Replacement water should be of the same source as the aquarium, whether it be reverse osmosis (RO), de-ionized (DI), distilled or from a municipal supply, in order to avoid drastic changes in water chemistry. In cases where one is replacing a tap water-based salt mix with a reverse osmosis-based salt mix, the replacement water should be added slowly over the course of several hours to avoid sending the aquarium inhabitants into osmotic shock. However, large water changes are not advised under routine circumstances anyway, so this is really irrelevant. Municipal, or tap water, is not recommended for a marine aquarium as it often contains high levels of nitrates, phosphates, and silicates and other dissolved solids which fuel the growth of nuisance algaes, particularly diatoms, which appear as a rust-colored powdery algae and grows in the overabundance of silicates present in all tap water. Water filtered by a four-stage process including mechanical, carbon, reverse-osmosis, and de-ionizing components is recommended as this can provide the easiest route to absolutely pure water. Four- and five-stage RO/DI filtration units can be obtained for as little as $100 and are a cost-effective means of converting tap water into water usable in a marine aquarium.

== Conservation ==
Almost all species kept in marine aquaria at this time are caught in the wild, although tank-raised specimens are becoming increasingly common as a viable alternative. The list of marine aquarium fish, such as clownfish that are captive-bred and available on a commercial scale, is increasing. As of a 2019 report, there were nearly 400 known captive-bred species, 46 that were considered commonly available. Much collecting is done in Indonesia and the Philippines, where use of cyanide and other destructive collection methods, while discouraged, is unfortunately common. The majority of live rock is also harvested in the wild, and recent restrictions on this harvest in Florida have caused a shift to Fijian and aquacultured rock. Natural rock, because it is created by coral polyps, takes many years if not centuries to form, and is a vital habitat for countless marine species; thus, commercial-scale harvesting of naturally occurring live rock has been criticized by conservationists. Additionally, many animal species sold to hobbyists have very specific dietary and habitat requirements that cannot be met by hobbyists (e.g. genus Labroides wrasses, the moorish idol); these animals almost inevitably die quickly and have markedly reduced lifespans compared to wild specimens. Often these specific environmental requirements cause improperly housed livestock's color and appearance to be poor. These issues are often downplayed by individuals and organizations with a financial interest in the trade. Hobbyists who support conservation should buy only certified net-caught fish (although ensuring the legitimacy of such claims can be difficult) or captive-raised fish, as well as farmed corals and to support legitimate reef conservation efforts. The majority of corals can be "fragged", whereby a portion of a larger captive coral is separated and can subsequently be raised into an individual specimen, allowing for coral propagation within the domestic aquarium; the trade in frags (i.e. fragments) offers a fantastic opportunity for marine aquarists to obtain new and unique corals while limiting the impact on the natural environment. Rare species and those without a history of being successfully kept in captivity should be avoided.

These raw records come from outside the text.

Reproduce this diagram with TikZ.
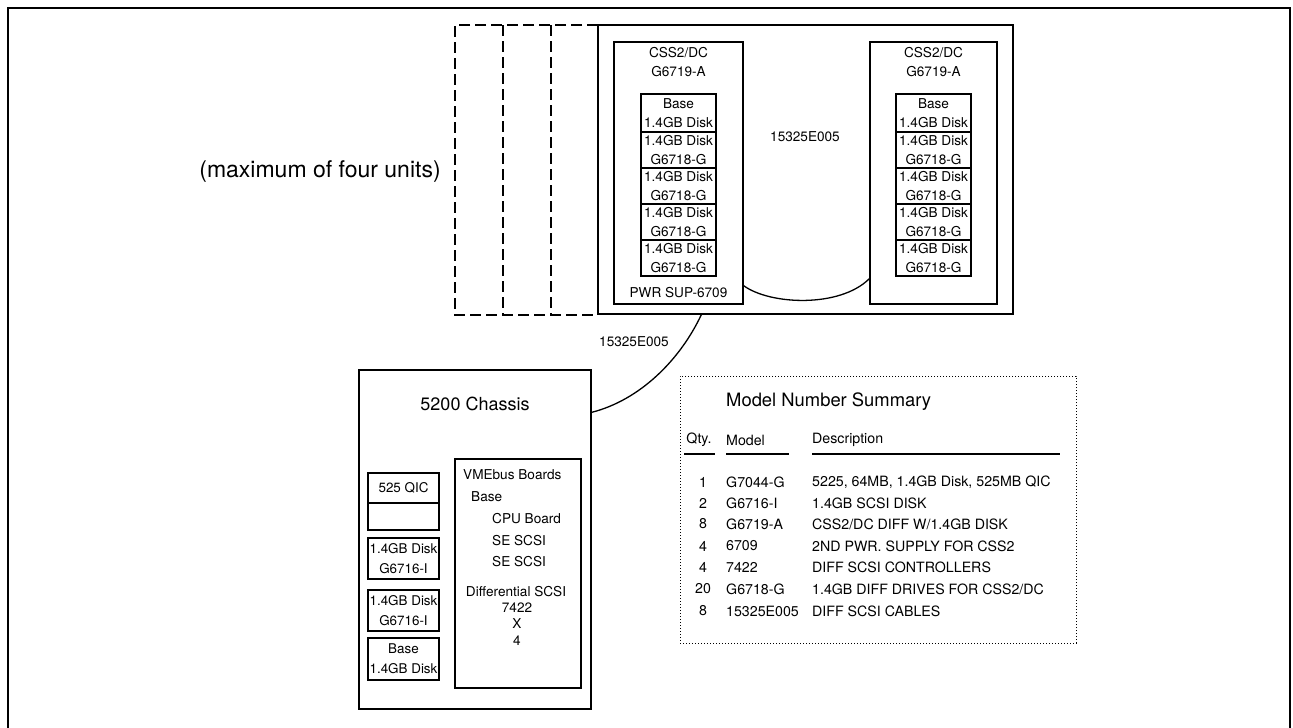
\documentclass[tikz,border=0pt]{standalone}
\usepackage{fontspec}
\setmainfont{TeX Gyre Heros}
\usetikzlibrary{calc}
\begin{document}
\begin{tikzpicture}[x=1pt,y=-1pt,
  box/.style={draw, line width=1.3pt, inner sep=0pt},
  txt/.style={inner sep=0pt, font=\fontsize{13.6}{19}\selectfont, align=center},
  stxt/.style={inner sep=0pt, font=\fontsize{13.4}{20}\selectfont, align=center},
  ttxt/.style={inner sep=0pt, font=\fontsize{14.2}{17}\selectfont},
  wire/.style={line width=1.3pt},
  ghost/.style={line width=1.2pt, dash pattern=on 11pt off 5pt},
  uline/.style={line width=1.5pt},
  dotbox/.style={draw, line width=1pt, dash pattern=on 1pt off 2pt, inner sep=0pt}
]
\useasboundingbox (0,0) rectangle (1293,728);
% outer frame (open at the bottom)
\draw[line width=1.6pt] (8,728) -- (8,8) -- (1290,8) -- (1290,728);

% ghost units (dashed)
\draw[ghost] (598,25) -- (455,25) -- (455,315) -- (598,315);
\draw[ghost] (503,25) -- (503,315);
\draw[ghost] (551,25) -- (551,315);

\node[txt, font=\fontsize{23}{26}\selectfont] (maxlbl) at (320,172) {(maximum of four units)};

% unit container
\node[box, minimum width=415pt, minimum height=289pt] (unit) at (805.5,169.5) {};

% left CSS2/DC
\node[box, minimum width=129pt, minimum height=262pt] (cssL) at (678.5,173) {};
\node[txt] (cssLt) at (678.5,62.5) {CSS2/DC\\G6719-A};
\node[box, txt, minimum width=75pt, minimum height=38pt] (l1) at (678.5,113) {Base\\1.4GB Disk};
\node[box, txt, minimum width=75pt, minimum height=36pt] (l2) at (678.5,150) {1.4GB Disk\\G6718-G};
\node[box, txt, minimum width=75pt, minimum height=36pt] (l3) at (678.5,186) {1.4GB Disk\\G6718-G};
\node[box, txt, minimum width=75pt, minimum height=36pt] (l4) at (678.5,222) {1.4GB Disk\\G6718-G};
\node[box, txt, minimum width=75pt, minimum height=36pt] (l5) at (678.5,258) {1.4GB Disk\\G6718-G};
\node[txt] (pwr) at (678.5,293) {PWR SUP-6709};

% right CSS2/DC
\node[box, minimum width=127pt, minimum height=262pt] (cssR) at (933.5,173) {};
\node[txt] (cssRt) at (933.5,62.5) {CSS2/DC\\G6719-A};
\node[box, txt, minimum width=75pt, minimum height=38pt] (r1) at (933.5,113) {Base\\1.4GB Disk};
\node[box, txt, minimum width=75pt, minimum height=36pt] (r2) at (933.5,150) {1.4GB Disk\\G6718-G};
\node[box, txt, minimum width=75pt, minimum height=36pt] (r3) at (933.5,186) {1.4GB Disk\\G6718-G};
\node[box, txt, minimum width=75pt, minimum height=36pt] (r4) at (933.5,222) {1.4GB Disk\\G6718-G};
\node[box, txt, minimum width=75pt, minimum height=36pt] (r5) at (933.5,258) {1.4GB Disk\\G6718-G};

\node[txt] (cab1) at (805,137) {15325E005};
\draw[wire] ($(cssL.south east)+(0,-19)$) .. controls (770,305) and (840,308) .. ($(cssR.south west)+(0,-26)$);

% chassis
\node[box, minimum width=232pt, minimum height=339pt] (chassis) at (475,539.5) {};
\node[txt, font=\fontsize{18}{20}\selectfont] (chtitle) at (475,404) {5200 Chassis};
\node[txt] (cab2) at (634,342) {15325E005};
\draw[wire] ($(unit.south west)+(104,0)$) .. controls (680,360) and (640,400) .. ($(chassis.north east)+(0,43)$);

% drive bays
\node[box, stxt, minimum width=71pt, minimum height=30pt] (qic) at (403.5,488) {525 QIC};
\node[box, minimum width=71pt, minimum height=27pt] (blank) at (403.5,516.5) {};
\node[box, stxt, minimum width=71pt, minimum height=41pt] (d1) at (403.5,558.5) {1.4GB Disk\\G6716-I};
\node[box, stxt, minimum width=71pt, minimum height=41pt] (d2) at (403.5,610.5) {1.4GB Disk\\G6716-I};
\node[box, stxt, minimum width=71pt, minimum height=42pt] (d3) at (403.5,659) {Base\\1.4GB Disk};

% VMEbus boards
\node[box, minimum width=126pt, minimum height=229pt] (vme) at (518,573.5) {};
\node[txt, anchor=west] (v1) at (463,475) {VMEbus Boards};
\node[txt, anchor=west] (v2) at (471,497) {Base};
\node[txt, anchor=west] (v3) at (492,519) {CPU Board};
\node[txt, anchor=west] (v4) at (492,541) {SE SCSI};
\node[txt, anchor=west] (v5) at (492,562) {SE SCSI};
\node[txt] (v6) at (516,592) {Differential SCSI};
\node[txt] (v7) at (517,608) {7422};
\node[txt] (v8) at (517,624) {X};
\node[txt] (v9) at (517,641) {4};

% model number summary
\node[dotbox, minimum width=396pt, minimum height=267pt] (summary) at (878,509.5) {};
\node[ttxt, anchor=west, font=\fontsize{18.4}{20}\selectfont] (sumtitle) at (726,402) {Model Number Summary};
\node[ttxt] (hq) at (699,440) {Qty.};
\node[ttxt, anchor=west] (hm) at (726,440) {Model};
\node[ttxt, anchor=west] (hd) at (812,440) {Description};
\draw[uline] (684,454) -- (715,454);
\draw[uline] (726,454) -- (789,454);
\draw[uline] (812,454) -- (1060,454);

\foreach \y/\q/\m/\d [count=\i] in {
  482/1/G7044-G/{5225, 64MB, 1.4GB Disk, 525MB QIC},
  503/2/G6716-I/{1.4GB SCSI DISK},
  524/8/G6719-A/{CSS2/DC DIFF W/1.4GB DISK},
  546/4/6709/{2ND PWR. SUPPLY FOR CSS2},
  567/4/7422/{DIFF SCSI CONTROLLERS},
  589/20/G6718-G/{1.4GB DIFF DRIVES FOR CSS2/DC},
  611/8/15325E005/{DIFF SCSI CABLES}} {
  \node[ttxt] (q\i) at (703,\y) {\q};
  \node[ttxt, anchor=west] (m\i) at (726,\y) {\m};
  \node[ttxt, anchor=west] (t\i) at (812,\y) {\d};
}
\end{tikzpicture}
\end{document}
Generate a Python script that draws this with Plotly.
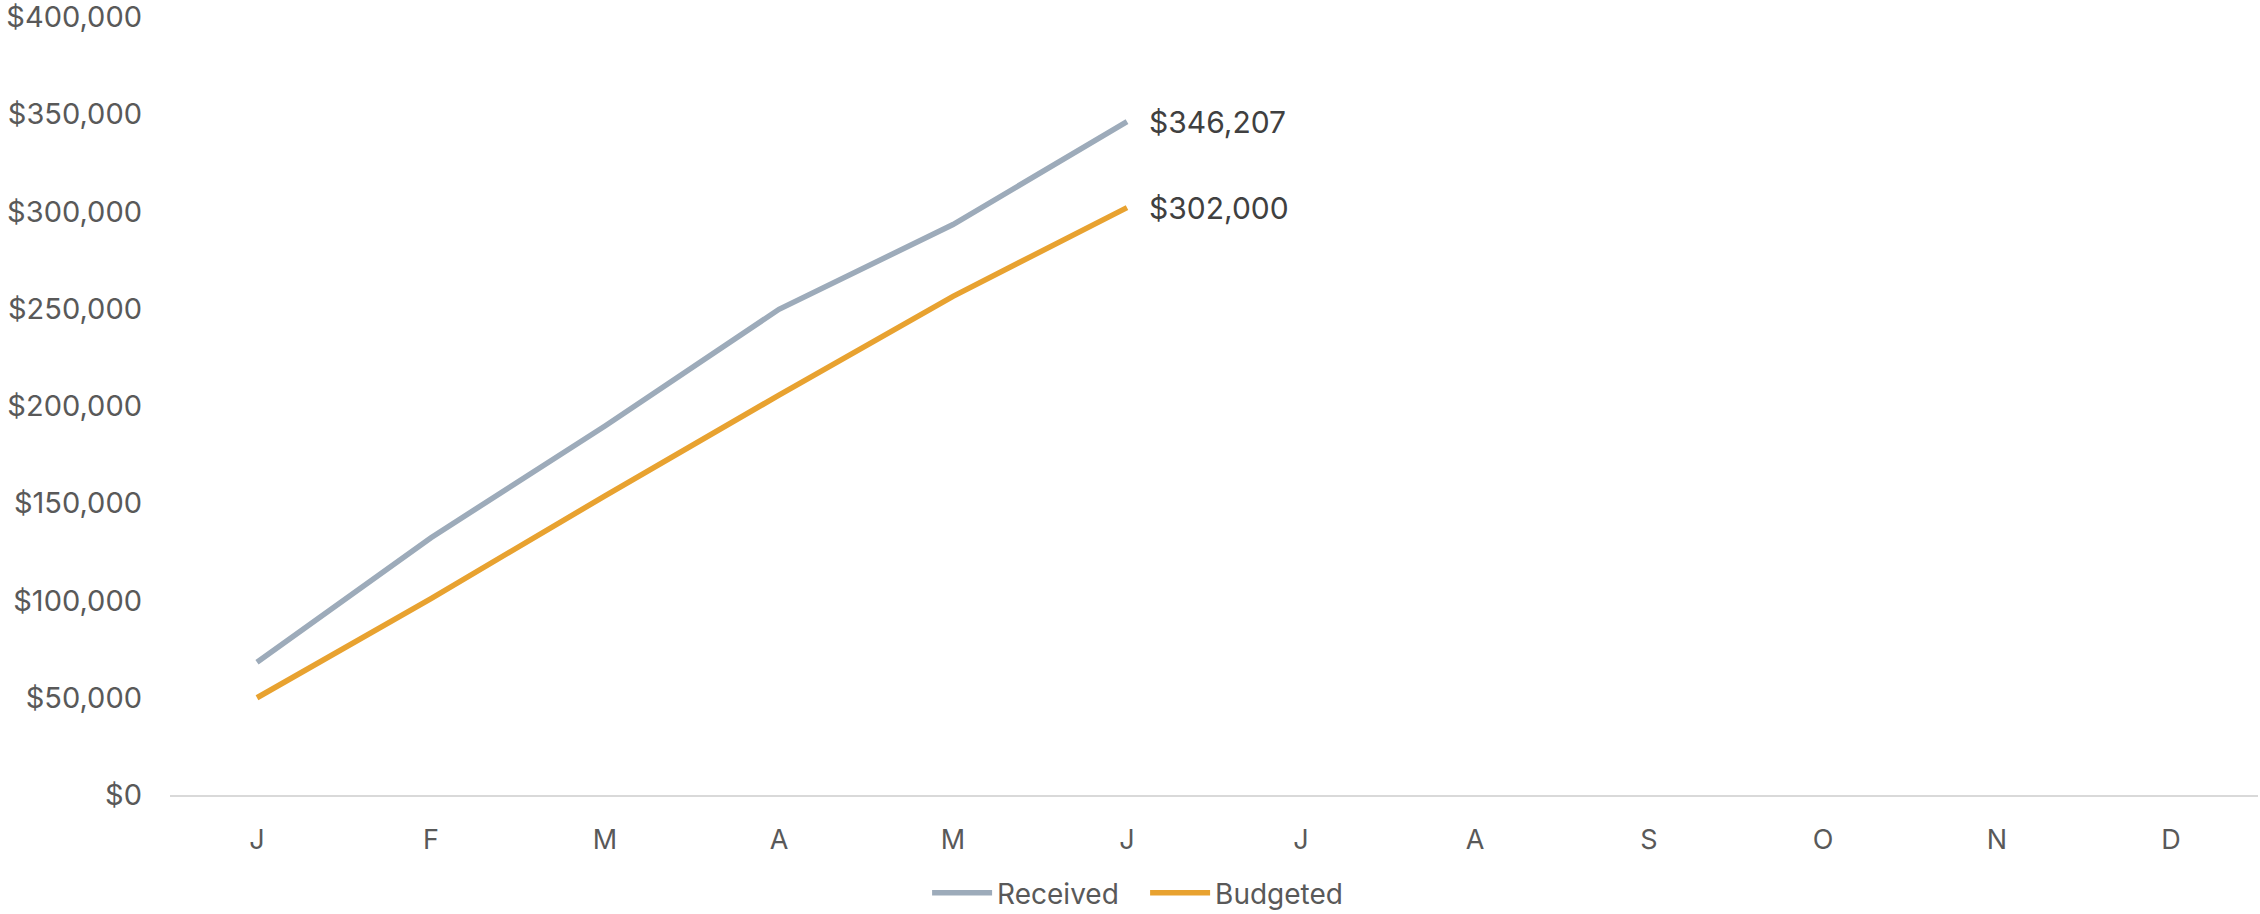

=== Commercial development ===
Various businesses have commercialized fishkeeping. With the advent of large scale business operations focusing on breeding massive quantities of specimens, marine fishkeeping has become much more widespread than ever before. Perhaps the biggest disincentive to marine fishkeeping, in comparison to freshwater, is the initial setup cost. A 100 gal reef tank full of coral and equipment can cost in excess of $2,500 US, although a budget-minded home hobbyist could spend less than half of this and still get a satisfactory result.